[START INFORMATION PROVIDED]
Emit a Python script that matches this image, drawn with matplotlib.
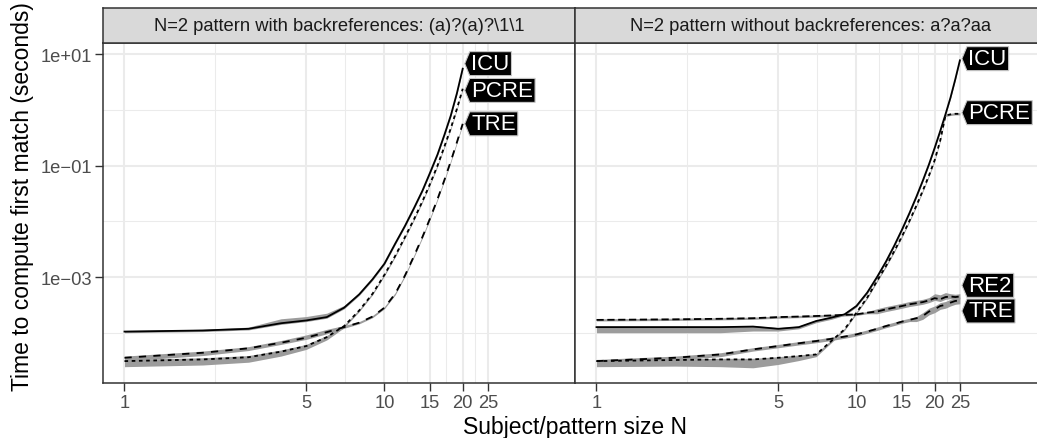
import matplotlib
matplotlib.use("Agg")
import matplotlib.pyplot as plt
import numpy as np
from matplotlib.patches import Polygon
from matplotlib.ticker import NullFormatter
from matplotlib.transforms import IdentityTransform

plt.rcParams["font.family"] = ["Liberation Sans", "DejaVu Sans"]

# === DATA (times as log10 seconds) ===

N_LEFT = list(range(1, 21))
N_RIGHT = list(range(1, 26))

STRIP_LEFT = r"N=2 pattern with backreferences: (a)?(a)?\1\1"
STRIP_RIGHT = "N=2 pattern without backreferences: a?a?aa"

icu_left = [-3.98, -3.96, -3.93, -3.83, -3.78, -3.72, -3.55, -3.31, -3.04, -2.76,
            -2.40, -2.08, -1.76, -1.45, -1.12, -0.80, -0.45, -0.10, 0.30, 0.74]
pcre_left = [-4.51, -4.48, -4.44, -4.34, -4.24, -4.08, -3.88, -3.60, -3.30, -2.96,
             -2.62, -2.28, -1.96, -1.64, -1.32, -1.00, -0.66, -0.33, 0.02, 0.38]
tre_left = [-4.45, -4.36, -4.28, -4.18, -4.09, -3.99, -3.90, -3.82, -3.71, -3.55,
            -3.30, -2.97, -2.62, -2.28, -1.94, -1.60, -1.26, -0.92, -0.58, -0.25]

icu_right = [-3.90, -3.90, -3.90, -3.89, -3.93, -3.90, -3.79, -3.73, -3.67, -3.52,
             -3.28, -3.00, -2.72, -2.43, -2.14, -1.85, -1.56, -1.27, -0.98, -0.68,
             -0.38, -0.08, 0.22, 0.55, 0.89]
pcre_right = [-4.51, -4.49, -4.48, -4.48, -4.45, -4.42, -4.39, -4.15, -3.94, -3.64,
              -3.37, -3.07, -2.80, -2.53, -2.26, -1.99, -1.72, -1.45, -1.18, -0.90,
              -0.55, -0.10, -0.08, -0.07, -0.07]
re2_right = [-3.77, -3.76, -3.75, -3.74, -3.72, -3.71, -3.70, -3.69, -3.68, -3.67,
             -3.64, -3.62, -3.58, -3.55, -3.52, -3.49, -3.47, -3.45, -3.42, -3.38,
             -3.40, -3.36, -3.35, -3.36, -3.35]
tre_right = [-4.51, -4.45, -4.39, -4.30, -4.24, -4.19, -4.15, -4.11, -4.07, -4.03,
             -3.98, -3.93, -3.88, -3.84, -3.80, -3.77, -3.74, -3.70, -3.62, -3.58,
             -3.52, -3.50, -3.46, -3.43, -3.42]

# ribbon spread below / above the median (decades)
icu_left_lo = [0.02] * 20
icu_left_hi = [0.02, 0.02, 0.03, 0.08, 0.07, 0.07, 0.04, 0.02, 0.02, 0.02,
               0.02, 0.02, 0.02, 0.02, 0.02, 0.02, 0.02, 0.02, 0.02, 0.02]
pcre_left_lo = [0.10, 0.10, 0.09, 0.08, 0.06, 0.05, 0.03, 0.02, 0.02, 0.02,
                0.02, 0.02, 0.02, 0.02, 0.02, 0.02, 0.02, 0.02, 0.02, 0.02]
pcre_left_hi = [0.03] * 6 + [0.02] * 14
tre_left_lo = [0.06, 0.05, 0.04, 0.03, 0.03, 0.03] + [0.02] * 14
tre_left_hi = [0.03, 0.03, 0.03, 0.04, 0.05, 0.05, 0.03] + [0.02] * 13

icu_right_lo = [0.10, 0.10, 0.10, 0.08, 0.04, 0.03, 0.03, 0.03] + [0.02] * 17
icu_right_hi = [0.02] * 25
pcre_right_lo = [0.10, 0.11, 0.13, 0.15, 0.12, 0.08, 0.04, 0.03] + [0.02] * 17
pcre_right_hi = [0.02] * 25
re2_right_lo = [0.02] * 11 + [0.04] * 14
re2_right_hi = [0.02] * 11 + [0.05] * 8 + [0.08, 0.08, 0.08] + [0.05] * 3
tre_right_lo = [0.04, 0.04, 0.04] + [0.03] * 13 + [0.06] * 9
tre_right_hi = [0.03] * 17 + [0.06] * 8

# direct label heights (log10 seconds) after overlap avoidance
LABELS_LEFT = ["ICU", "PCRE", "TRE"]
label_y_left = [0.83, 0.35, -0.25]
LABELS_RIGHT = ["ICU", "PCRE", "RE2", "TRE"]
label_y_right = [0.92, -0.05, -3.15, -3.61]

X_BREAKS = [1, 5, 10, 15, 20, 25]
Y_BREAKS = [1e-3, 1e-1, 1e1]
Y_TICK_LABELS = ["1e\u221203", "1e\u221201", "1e+01"]

LINESTYLES = {
    "ICU": "-",
    "PCRE": (0, (2, 2)),
    "RE2": (0, (4, 2)),
    "TRE": (0, (4, 4)),
}

# === LAYOUT (pixels) ===

W, H, DPI = 1037, 439, 100
PANEL_TOP, PANEL_BOTTOM = 44, 384
STRIP_TOP = 9
PANEL_W = 472
LEFT_X0, RIGHT_X0 = 103, 575

GREY20 = "#333333"
GREY30 = "#4D4D4D"
GRID = "#EBEBEB"
RIBBON = "#9C9C9C"


def fig_rect(x0, y0, w, h):
    return [x0 / W, (H - y0 - h) / H, w / W, h / H]


fig = plt.figure(figsize=(W / DPI, H / DPI), dpi=DPI)
fig.patch.set_facecolor("white")

ax_left = fig.add_axes(fig_rect(LEFT_X0, PANEL_TOP, PANEL_W, PANEL_BOTTOM - PANEL_TOP))
ax_right = fig.add_axes(fig_rect(RIGHT_X0, PANEL_TOP, PANEL_W, PANEL_BOTTOM - PANEL_TOP))

x_minor = [np.sqrt(a * b) for a, b in zip(X_BREAKS[:-1], X_BREAKS[1:])]
y_minor = [1e-4, 1e-2, 1e0]

for ax in (ax_left, ax_right):
    ax.set_xscale("log")
    ax.set_yscale("log")
    ax.set_xlim(10 ** -0.0827, 10 ** 1.733)
    ax.set_ylim(10 ** -4.903, 10 ** 1.201)
    ax.set_xticks(X_BREAKS)
    ax.set_xticklabels([str(b) for b in X_BREAKS])
    ax.set_xticks(x_minor, minor=True)
    ax.set_yticks(Y_BREAKS)
    ax.set_yticks(y_minor, minor=True)
    ax.xaxis.set_minor_formatter(NullFormatter())
    ax.yaxis.set_minor_formatter(NullFormatter())
    ax.grid(which="major", color=GRID, linewidth=1.45)
    ax.grid(which="minor", color=GRID, linewidth=0.75)
    ax.set_axisbelow(True)
    ax.tick_params(which="major", length=5.5, width=1.0, color=GREY20,
                   labelsize=13.2, labelcolor=GREY30, pad=2.5)
    ax.tick_params(which="minor", length=0)
    for sp in ax.spines.values():
        sp.set_color(GREY20)
        sp.set_linewidth(1.1)

ax_left.set_yticklabels(Y_TICK_LABELS)
ax_right.tick_params(axis="y", which="both", left=False, labelleft=False)


def draw_series(ax, n, vals, lo, hi, name):
    v = np.array(vals)
    ax.fill_between(n, 10 ** (v - np.array(lo)), 10 ** (v + np.array(hi)),
                    color=RIBBON, linewidth=0, zorder=2)
    ax.plot(n, 10 ** v, color="black", linewidth=1.3,
            linestyle=LINESTYLES[name], zorder=3)


draw_series(ax_left, N_LEFT, icu_left, icu_left_lo, icu_left_hi, "ICU")
draw_series(ax_left, N_LEFT, pcre_left, pcre_left_lo, pcre_left_hi, "PCRE")
draw_series(ax_left, N_LEFT, tre_left, tre_left_lo, tre_left_hi, "TRE")

draw_series(ax_right, N_RIGHT, icu_right, icu_right_lo, icu_right_hi, "ICU")
draw_series(ax_right, N_RIGHT, pcre_right, pcre_right_lo, pcre_right_hi, "PCRE")
draw_series(ax_right, N_RIGHT, re2_right, re2_right_lo, re2_right_hi, "RE2")
draw_series(ax_right, N_RIGHT, tre_right, tre_right_lo, tre_right_hi, "TRE")

# facet strips
for x0, label in ((LEFT_X0, STRIP_LEFT), (RIGHT_X0, STRIP_RIGHT)):
    sax = fig.add_axes(fig_rect(x0, STRIP_TOP, PANEL_W, PANEL_TOP - STRIP_TOP))
    sax.set_facecolor("#D9D9D9")
    sax.set_xticks([])
    sax.set_yticks([])
    for sp in sax.spines.values():
        sp.set_color(GREY20)
        sp.set_linewidth(1.1)
    sax.text(0.5, 0.5, label, transform=sax.transAxes, ha="center", va="center",
             fontsize=13.2, color="#1A1A1A")

# axis titles
fig.text((103 + 1047) / 2 / W, 1 - 428 / H, "Subject/pattern size N",
         ha="center", va="center", fontsize=16.5, color="black")
fig.text(23 / W, 1 - ((STRIP_TOP + PANEL_BOTTOM) / 2) / H,
         "Time to compute first match (seconds)", rotation=90,
         ha="center", va="center", fontsize=16.5, color="black")

# direct labels: black pentagon with white text, tip at the line end
renderer = fig.canvas.get_renderer()


def draw_label(ax, x_end, y_log, text):
    px, py = ax.transData.transform((x_end, 10 ** y_log))
    px += 2
    tip, half_h = 5.0, 12.0
    t = fig.text(px + tip + 1.5, py, text, transform=IdentityTransform(),
                 ha="left", va="center", fontsize=16, color="white", zorder=11)
    bb = t.get_window_extent(renderer)
    x1 = bb.x1 + 2
    verts = [(px, py), (px + tip, py + half_h), (x1, py + half_h),
             (x1, py - half_h), (px + tip, py - half_h)]
    poly = Polygon(verts, closed=True, transform=IdentityTransform(),
                   facecolor="black", edgecolor="#C8C8C8", linewidth=0.8, zorder=10)
    fig.add_artist(poly)


for name, y in zip(LABELS_LEFT, label_y_left):
    draw_label(ax_left, N_LEFT[-1], y, name)
for name, y in zip(LABELS_RIGHT, label_y_right):
    draw_label(ax_right, N_RIGHT[-1], y, name)

fig.savefig("out.png", dpi=DPI)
[END INFORMATION PROVIDED]
WHAT YOU ARE ASKED TO DO: Transcribe the opening line of the listing above, please, and every line after it through the line with "N_RIGHT = list(range(1, 26))", word for word, without pictures.

OUTPUT FOR THIS EXERCISE:
Emit a Python script that matches this image, drawn with matplotlib.
import matplotlib
matplotlib.use("Agg")
import matplotlib.pyplot as plt
import numpy as np
from matplotlib.patches import Polygon
from matplotlib.ticker import NullFormatter
from matplotlib.transforms import IdentityTransform

plt.rcParams["font.family"] = ["Liberation Sans", "DejaVu Sans"]

# === DATA (times as log10 seconds) ===

N_LEFT = list(range(1, 21))
N_RIGHT = list(range(1, 26))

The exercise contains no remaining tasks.